[Source code of charts]
• • • • •

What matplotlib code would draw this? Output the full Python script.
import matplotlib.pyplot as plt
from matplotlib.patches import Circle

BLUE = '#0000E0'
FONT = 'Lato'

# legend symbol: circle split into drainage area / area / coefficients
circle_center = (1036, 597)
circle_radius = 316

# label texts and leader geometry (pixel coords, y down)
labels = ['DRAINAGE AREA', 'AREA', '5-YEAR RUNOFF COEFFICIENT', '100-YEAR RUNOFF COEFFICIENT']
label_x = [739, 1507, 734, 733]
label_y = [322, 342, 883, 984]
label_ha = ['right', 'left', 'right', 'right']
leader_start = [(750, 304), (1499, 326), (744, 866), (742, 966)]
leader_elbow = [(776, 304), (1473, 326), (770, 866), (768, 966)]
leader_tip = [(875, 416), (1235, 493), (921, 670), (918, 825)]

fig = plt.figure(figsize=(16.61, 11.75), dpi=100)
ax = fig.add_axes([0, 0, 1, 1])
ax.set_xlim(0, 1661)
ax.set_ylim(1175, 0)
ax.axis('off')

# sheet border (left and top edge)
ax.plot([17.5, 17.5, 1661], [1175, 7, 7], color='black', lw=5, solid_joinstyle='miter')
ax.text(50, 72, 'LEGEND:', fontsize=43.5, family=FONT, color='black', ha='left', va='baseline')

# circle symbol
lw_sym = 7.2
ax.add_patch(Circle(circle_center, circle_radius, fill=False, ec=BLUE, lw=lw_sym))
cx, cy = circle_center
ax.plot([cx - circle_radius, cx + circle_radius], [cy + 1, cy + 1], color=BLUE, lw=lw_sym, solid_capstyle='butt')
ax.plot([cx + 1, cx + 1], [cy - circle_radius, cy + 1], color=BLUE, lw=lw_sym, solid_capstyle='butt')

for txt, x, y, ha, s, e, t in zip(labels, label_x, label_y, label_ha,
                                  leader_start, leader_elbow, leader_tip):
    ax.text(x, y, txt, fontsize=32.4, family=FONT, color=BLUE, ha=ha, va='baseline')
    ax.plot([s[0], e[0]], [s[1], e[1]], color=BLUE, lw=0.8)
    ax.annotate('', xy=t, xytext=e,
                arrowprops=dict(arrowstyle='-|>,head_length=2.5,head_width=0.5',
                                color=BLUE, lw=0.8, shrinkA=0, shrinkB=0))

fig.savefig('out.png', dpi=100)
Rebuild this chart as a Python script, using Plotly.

• • • • •

- **WHAT YOU HAVE TO DO**:
Beginning at the top of the data, extract each line through the line containing "ax.axis('off')" and return those lines exactly, with nothing added.

- **ANSWER**:
What matplotlib code would draw this? Output the full Python script.
import matplotlib.pyplot as plt
from matplotlib.patches import Circle

BLUE = '#0000E0'
FONT = 'Lato'

# legend symbol: circle split into drainage area / area / coefficients
circle_center = (1036, 597)
circle_radius = 316

# label texts and leader geometry (pixel coords, y down)
labels = ['DRAINAGE AREA', 'AREA', '5-YEAR RUNOFF COEFFICIENT', '100-YEAR RUNOFF COEFFICIENT']
label_x = [739, 1507, 734, 733]
label_y = [322, 342, 883, 984]
label_ha = ['right', 'left', 'right', 'right']
leader_start = [(750, 304), (1499, 326), (744, 866), (742, 966)]
leader_elbow = [(776, 304), (1473, 326), (770, 866), (768, 966)]
leader_tip = [(875, 416), (1235, 493), (921, 670), (918, 825)]

fig = plt.figure(figsize=(16.61, 11.75), dpi=100)
ax = fig.add_axes([0, 0, 1, 1])
ax.set_xlim(0, 1661)
ax.set_ylim(1175, 0)
ax.axis('off')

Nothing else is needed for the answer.